Er verläßt ihn und kommt nach Haus und findet seine Frau in Klagen und heftigen Schmerzen. »Wie geht's, liebe Freundin?« fragt er.

»Ich sterbe, mein Freund«, antwortet sie.

»Das sollt Ihr nicht, so's Gott gefällt«, versetzte er, »ich habe mit dem Arzt gesprochen, der hat mir ein Mittel gesagt, durch das Ihr geheilt werden sollt!« Und während dieser Reden zieht er sich aus und legt sich neben seine Frau. Und als er zu ihr rückt, um den Rat des Arztes ganz wie ein Tölpel zu befolgen, fragt sie: »Was macht Ihr? Ihr wollt mich doch nicht töten?«

»Nein, aber heilen will ich Euch«, erwiderte er, »der Arzt hat mir's gesagt!« Und so machte er's, wie die Natur es ihm zeigte, und mit Hilfe der Patientin besorgte er es ihr zwei- bis dreimal trefflich. Und als er sich ganz erstaunt von dem, was ihm begegnet war, ausruhte, fragte er seine Frau, wie es ihr gehe.

»Ein wenig besser als vorher«, erklärt sie.

»Gelobt sei Gott«, sagt er, »ich hoffe, daß Ihr gerettet werdet und der Arzt die Wahrheit gesagt hat!« Darauf beginnt er von neuem.

Um es kurz zu machen, er machte es so oft und gut, daß seine Frau in wenigen Tagen gesund wurde, worüber er sehr froh war, ebenso die Mutter, als sie es erfuhr.

Nach den obenerwähnten Waffentaten benahm sich unser Champagnarde nicht mehr so ungeschickt wie vorher, und nachdem seine Frau wieder gesund geworden war, hatte er den Wunsch, eines Tags zum Mittagessen ihre Verwandten und Freunde und ihren Vater und ihre Mutter einzuladen.
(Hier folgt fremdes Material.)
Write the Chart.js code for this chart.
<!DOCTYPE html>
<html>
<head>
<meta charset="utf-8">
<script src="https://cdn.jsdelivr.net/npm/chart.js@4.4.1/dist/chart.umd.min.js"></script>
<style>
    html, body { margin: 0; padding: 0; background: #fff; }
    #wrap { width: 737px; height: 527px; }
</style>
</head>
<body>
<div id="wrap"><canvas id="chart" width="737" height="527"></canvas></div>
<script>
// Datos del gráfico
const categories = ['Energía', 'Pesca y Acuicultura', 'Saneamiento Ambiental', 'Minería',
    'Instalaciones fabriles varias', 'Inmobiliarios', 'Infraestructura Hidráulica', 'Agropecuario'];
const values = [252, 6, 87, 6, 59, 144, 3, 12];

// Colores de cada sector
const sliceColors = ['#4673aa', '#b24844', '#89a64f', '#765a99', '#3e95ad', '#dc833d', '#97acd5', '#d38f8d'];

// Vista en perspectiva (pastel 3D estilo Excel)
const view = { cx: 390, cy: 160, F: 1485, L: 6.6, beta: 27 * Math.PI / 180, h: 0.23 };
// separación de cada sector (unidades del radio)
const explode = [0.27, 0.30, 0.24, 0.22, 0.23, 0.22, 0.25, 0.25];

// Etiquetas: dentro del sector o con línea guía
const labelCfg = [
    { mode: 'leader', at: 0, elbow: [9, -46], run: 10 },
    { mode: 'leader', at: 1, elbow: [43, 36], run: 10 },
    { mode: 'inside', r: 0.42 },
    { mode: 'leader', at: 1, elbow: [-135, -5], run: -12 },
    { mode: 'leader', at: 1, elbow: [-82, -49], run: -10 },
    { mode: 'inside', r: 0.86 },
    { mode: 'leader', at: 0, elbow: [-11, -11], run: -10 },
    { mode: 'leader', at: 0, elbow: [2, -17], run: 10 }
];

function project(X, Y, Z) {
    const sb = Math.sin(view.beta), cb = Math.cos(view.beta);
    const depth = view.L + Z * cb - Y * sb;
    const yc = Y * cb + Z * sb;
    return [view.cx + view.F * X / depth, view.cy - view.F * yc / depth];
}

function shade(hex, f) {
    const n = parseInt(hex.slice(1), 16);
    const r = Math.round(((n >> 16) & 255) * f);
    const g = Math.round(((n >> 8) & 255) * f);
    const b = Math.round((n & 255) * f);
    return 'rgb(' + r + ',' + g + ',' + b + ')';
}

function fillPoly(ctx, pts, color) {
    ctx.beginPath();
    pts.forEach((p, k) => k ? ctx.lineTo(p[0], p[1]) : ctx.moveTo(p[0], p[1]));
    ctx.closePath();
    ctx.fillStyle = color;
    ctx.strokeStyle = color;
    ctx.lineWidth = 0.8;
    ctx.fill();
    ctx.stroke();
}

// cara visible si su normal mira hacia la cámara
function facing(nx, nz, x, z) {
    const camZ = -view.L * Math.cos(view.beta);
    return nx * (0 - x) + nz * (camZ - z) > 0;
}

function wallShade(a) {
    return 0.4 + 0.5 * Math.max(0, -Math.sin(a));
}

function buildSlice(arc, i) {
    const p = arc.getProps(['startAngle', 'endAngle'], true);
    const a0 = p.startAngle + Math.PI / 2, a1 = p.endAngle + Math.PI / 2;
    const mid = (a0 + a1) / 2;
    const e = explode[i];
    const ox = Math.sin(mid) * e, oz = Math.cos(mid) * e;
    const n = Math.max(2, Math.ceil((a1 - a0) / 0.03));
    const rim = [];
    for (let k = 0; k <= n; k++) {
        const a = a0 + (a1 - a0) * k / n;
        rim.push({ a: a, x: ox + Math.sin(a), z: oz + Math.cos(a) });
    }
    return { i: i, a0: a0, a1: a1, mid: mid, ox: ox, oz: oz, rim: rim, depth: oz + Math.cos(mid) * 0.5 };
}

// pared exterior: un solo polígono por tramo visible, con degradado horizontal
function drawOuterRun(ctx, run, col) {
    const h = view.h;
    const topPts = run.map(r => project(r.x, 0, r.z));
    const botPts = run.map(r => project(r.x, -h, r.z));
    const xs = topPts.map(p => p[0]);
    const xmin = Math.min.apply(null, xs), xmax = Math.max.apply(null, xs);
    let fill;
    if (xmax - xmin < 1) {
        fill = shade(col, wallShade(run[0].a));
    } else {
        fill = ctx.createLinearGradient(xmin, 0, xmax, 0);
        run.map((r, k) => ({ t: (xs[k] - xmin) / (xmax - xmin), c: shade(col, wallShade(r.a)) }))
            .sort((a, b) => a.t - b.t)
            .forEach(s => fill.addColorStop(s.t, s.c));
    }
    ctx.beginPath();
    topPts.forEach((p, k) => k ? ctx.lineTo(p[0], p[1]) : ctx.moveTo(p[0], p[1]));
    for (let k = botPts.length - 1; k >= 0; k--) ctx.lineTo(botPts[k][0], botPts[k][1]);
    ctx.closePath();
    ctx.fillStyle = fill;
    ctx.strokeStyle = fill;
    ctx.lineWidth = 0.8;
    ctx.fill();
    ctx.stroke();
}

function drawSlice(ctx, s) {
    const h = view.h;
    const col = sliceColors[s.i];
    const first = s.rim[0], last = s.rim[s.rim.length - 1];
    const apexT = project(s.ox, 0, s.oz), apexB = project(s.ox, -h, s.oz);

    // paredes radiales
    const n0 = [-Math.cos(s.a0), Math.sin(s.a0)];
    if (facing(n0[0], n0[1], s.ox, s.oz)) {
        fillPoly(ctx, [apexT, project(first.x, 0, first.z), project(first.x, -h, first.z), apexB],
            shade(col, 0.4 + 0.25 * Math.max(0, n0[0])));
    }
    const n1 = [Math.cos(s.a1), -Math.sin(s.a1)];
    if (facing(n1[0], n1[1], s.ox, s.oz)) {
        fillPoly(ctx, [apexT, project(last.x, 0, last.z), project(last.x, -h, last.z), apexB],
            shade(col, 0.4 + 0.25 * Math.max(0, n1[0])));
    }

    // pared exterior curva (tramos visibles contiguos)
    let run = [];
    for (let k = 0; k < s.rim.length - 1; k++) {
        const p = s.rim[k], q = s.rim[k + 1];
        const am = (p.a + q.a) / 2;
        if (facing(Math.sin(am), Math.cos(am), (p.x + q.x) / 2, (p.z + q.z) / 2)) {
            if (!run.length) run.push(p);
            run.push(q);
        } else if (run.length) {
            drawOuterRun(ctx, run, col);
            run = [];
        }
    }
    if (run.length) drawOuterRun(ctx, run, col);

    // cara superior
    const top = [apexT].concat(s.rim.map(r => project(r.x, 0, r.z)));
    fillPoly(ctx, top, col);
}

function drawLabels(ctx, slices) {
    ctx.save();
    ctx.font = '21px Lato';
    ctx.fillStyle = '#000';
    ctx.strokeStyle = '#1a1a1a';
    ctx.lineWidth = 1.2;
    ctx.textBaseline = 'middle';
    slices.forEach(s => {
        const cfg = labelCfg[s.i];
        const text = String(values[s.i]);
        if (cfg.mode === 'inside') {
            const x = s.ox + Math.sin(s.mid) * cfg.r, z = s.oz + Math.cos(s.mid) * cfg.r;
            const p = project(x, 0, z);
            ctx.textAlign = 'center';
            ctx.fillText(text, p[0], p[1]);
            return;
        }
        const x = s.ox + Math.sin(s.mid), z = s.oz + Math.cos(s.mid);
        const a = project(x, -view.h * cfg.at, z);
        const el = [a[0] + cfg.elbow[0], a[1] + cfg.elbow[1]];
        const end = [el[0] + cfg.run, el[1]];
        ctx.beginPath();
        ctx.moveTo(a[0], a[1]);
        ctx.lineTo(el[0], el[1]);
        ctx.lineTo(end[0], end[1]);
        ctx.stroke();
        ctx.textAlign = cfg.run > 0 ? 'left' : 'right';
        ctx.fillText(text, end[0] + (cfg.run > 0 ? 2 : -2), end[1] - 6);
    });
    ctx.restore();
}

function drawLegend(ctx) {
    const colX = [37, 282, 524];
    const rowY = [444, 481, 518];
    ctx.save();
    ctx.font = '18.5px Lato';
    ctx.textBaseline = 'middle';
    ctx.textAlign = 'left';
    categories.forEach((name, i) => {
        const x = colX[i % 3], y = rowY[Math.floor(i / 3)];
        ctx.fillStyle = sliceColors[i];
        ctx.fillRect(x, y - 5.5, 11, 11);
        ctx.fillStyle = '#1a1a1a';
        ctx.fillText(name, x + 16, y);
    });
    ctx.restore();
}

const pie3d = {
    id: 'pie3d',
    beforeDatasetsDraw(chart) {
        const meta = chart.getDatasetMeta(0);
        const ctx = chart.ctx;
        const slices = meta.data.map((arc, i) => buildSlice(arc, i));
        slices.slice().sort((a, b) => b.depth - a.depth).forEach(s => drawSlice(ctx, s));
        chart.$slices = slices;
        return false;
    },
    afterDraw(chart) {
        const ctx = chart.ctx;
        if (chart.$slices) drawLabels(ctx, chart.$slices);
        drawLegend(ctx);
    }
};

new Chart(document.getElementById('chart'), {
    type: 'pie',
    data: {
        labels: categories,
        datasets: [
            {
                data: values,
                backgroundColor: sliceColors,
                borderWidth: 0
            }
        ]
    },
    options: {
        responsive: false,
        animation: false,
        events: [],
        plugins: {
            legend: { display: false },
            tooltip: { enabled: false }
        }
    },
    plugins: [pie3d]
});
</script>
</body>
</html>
Sie kamen auch, und er sprach mit ihnen in seinem Patois, und es ging bei diesem Mahl sehr hoch und recht vergnügt zu. Man trank ihm zu, er trank den andern zu, und es war wunderbar, was er für ein netter Gesell war.
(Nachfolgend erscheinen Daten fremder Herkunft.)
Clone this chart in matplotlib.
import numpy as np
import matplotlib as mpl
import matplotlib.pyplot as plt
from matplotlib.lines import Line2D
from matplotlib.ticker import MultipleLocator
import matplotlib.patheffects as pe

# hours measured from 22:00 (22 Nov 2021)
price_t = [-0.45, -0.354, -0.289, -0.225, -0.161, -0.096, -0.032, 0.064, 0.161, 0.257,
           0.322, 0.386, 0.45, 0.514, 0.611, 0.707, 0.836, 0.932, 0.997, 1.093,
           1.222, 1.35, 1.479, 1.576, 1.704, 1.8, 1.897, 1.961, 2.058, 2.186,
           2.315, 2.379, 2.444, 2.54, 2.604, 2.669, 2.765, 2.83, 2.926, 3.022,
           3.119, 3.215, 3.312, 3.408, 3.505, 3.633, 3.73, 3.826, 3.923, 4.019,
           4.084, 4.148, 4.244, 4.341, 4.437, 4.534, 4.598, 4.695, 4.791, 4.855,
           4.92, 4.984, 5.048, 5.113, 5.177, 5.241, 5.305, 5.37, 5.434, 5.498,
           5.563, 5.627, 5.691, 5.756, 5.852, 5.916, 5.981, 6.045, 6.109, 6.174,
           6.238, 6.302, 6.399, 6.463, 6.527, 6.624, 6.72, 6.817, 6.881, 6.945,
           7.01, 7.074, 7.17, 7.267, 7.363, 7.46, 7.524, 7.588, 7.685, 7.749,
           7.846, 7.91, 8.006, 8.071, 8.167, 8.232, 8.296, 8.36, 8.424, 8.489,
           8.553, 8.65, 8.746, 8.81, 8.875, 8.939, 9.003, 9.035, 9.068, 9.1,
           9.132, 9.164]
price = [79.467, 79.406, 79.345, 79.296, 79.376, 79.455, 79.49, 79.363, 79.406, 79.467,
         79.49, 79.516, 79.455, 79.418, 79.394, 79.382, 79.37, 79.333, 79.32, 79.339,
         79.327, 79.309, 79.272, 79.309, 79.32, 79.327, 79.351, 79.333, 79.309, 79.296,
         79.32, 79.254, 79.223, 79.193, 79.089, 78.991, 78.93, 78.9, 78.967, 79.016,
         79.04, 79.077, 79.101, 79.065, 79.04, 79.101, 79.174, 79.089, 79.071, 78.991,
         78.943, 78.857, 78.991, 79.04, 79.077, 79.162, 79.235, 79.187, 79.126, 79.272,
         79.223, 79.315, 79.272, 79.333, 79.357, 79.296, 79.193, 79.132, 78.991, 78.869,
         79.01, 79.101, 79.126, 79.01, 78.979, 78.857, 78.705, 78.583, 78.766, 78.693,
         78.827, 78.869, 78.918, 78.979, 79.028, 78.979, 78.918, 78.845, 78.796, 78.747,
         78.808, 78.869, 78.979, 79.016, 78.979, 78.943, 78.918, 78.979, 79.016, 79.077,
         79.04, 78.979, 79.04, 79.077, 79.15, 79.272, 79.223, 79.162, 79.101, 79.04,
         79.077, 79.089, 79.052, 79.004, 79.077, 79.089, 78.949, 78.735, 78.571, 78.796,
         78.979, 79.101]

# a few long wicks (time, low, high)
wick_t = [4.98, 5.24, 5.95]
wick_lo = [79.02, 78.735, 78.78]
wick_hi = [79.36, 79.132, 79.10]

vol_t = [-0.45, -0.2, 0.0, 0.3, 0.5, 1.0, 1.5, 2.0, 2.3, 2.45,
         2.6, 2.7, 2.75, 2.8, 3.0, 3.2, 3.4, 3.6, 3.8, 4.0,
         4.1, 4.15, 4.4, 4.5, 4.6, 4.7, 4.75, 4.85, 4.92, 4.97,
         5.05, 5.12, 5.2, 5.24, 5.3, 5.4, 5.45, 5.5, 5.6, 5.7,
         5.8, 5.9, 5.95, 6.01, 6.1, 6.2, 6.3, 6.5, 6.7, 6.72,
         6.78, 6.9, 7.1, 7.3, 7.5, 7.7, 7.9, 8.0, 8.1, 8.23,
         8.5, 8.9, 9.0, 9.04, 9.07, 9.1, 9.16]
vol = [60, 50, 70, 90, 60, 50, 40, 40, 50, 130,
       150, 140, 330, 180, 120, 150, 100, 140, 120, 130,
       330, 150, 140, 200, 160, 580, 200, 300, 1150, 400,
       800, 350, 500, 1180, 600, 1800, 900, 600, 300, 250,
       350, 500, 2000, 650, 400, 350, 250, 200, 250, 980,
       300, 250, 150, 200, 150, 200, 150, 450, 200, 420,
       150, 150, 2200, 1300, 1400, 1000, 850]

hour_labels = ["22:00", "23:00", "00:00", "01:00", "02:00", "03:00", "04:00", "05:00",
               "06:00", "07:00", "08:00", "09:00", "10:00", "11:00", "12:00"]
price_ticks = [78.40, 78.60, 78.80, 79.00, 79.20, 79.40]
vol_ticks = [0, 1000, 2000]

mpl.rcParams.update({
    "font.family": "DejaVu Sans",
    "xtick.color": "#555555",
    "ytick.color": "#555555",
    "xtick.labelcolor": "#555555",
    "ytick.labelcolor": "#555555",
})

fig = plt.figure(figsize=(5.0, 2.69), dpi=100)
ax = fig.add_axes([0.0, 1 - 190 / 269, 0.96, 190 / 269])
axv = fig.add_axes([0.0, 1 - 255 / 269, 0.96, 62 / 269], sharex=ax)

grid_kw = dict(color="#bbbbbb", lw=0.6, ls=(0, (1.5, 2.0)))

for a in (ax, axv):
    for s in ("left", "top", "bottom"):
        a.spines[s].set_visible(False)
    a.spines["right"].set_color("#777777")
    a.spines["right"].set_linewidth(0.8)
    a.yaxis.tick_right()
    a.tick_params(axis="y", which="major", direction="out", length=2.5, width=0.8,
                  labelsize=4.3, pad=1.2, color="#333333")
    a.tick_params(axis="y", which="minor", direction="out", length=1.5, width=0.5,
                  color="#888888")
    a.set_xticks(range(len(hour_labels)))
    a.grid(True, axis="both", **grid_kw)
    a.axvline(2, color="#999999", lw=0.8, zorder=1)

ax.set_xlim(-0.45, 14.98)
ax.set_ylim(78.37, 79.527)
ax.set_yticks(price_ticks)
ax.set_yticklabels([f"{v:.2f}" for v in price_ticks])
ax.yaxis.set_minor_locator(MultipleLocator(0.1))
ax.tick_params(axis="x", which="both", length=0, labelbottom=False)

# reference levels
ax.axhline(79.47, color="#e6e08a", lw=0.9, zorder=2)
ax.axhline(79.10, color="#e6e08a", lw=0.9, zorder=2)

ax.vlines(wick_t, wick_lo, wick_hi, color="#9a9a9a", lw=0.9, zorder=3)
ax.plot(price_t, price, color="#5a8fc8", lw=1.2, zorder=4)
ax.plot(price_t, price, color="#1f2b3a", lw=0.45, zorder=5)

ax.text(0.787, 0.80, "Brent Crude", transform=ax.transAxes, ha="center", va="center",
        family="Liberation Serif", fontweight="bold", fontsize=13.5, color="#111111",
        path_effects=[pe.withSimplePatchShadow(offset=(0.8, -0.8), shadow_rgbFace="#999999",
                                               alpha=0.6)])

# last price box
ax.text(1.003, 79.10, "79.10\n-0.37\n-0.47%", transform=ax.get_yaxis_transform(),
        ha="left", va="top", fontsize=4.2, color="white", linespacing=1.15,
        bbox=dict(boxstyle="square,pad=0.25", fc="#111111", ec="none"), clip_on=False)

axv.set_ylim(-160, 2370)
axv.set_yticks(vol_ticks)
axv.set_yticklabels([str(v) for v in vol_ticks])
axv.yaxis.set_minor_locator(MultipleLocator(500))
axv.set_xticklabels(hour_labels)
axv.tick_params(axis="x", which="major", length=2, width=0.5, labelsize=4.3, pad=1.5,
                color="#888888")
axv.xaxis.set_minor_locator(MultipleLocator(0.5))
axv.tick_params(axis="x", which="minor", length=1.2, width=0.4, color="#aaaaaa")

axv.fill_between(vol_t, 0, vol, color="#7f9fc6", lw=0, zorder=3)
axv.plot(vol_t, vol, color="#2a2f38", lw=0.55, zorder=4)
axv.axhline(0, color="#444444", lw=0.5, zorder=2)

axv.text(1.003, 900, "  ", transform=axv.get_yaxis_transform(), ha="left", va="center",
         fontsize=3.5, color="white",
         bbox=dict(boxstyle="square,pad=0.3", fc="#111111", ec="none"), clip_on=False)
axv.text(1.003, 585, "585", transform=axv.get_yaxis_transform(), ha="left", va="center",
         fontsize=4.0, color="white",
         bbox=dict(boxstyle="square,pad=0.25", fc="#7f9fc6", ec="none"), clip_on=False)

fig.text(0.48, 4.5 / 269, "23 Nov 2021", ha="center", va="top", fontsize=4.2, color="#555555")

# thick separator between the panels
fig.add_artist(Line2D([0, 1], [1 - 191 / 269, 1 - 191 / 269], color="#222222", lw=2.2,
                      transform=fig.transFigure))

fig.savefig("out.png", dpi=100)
Nun hört, was ihn ankam: Am Ende dieses trefflichen Mittagsmahls begann er plötzlich und heftig zu weinen, als wären alle seine Freunde, ja die ganze Welt gestorben, so daß jedermann am Tisch sich außerordentlich darüber verwunderte, woher diese plötzlichen Tränen kämen. Man fragte ihn, was er habe, doch kaum konnte und wußte er zu antworten, so toll liefen ihm die Tränen herab. Endlich sagte er: »Ich habe wohl Grund zum Weinen!«

»Ihr habt ihn wahrhaftig nicht!« versetzte seine Schwiegermutter. »Was fehlt Euch denn? Ihr seid reich, angesehen, habt ein schönes Haus, habt gute Freunde, und, was nicht zu vergessen ist, Ihr habt eine schöne, gute Frau, die Gott Euch jüngst, obwohl sie am Rande des Grabes war, wieder gesund gemacht hat. Daher müßt Ihr, meine ich, heiter und froh sein!«

»Ach, ich kann's nicht«, erwiderte er. »An mir liegt die Schuld, daß mein Vater und meine Mutter, die mich so sehr liebten und mir soviel Güter gesammelt und hinterlassen haben, nicht mehr am Leben sind, denn alle beide sind sie nur an der heißen Krankheit gestorben. Und hätte ich sie ebenfalls, als sie krank waren, so gut wie meine Frau eingerieben, so wären sie jetzt noch auf den Beinen!«

Es war niemand am Tisch, der nach diesen Worten nicht beinahe losgeplatzt wäre, doch nahm sich jeder nach Kräften zusammen. Die Tische wurden beiseite gerückt, jeder ging heim, und der gute Champagnarde blieb mit seiner Frau zurück, die, damit sie gesund bliebe, oftmals von ihm eingerieben wurde.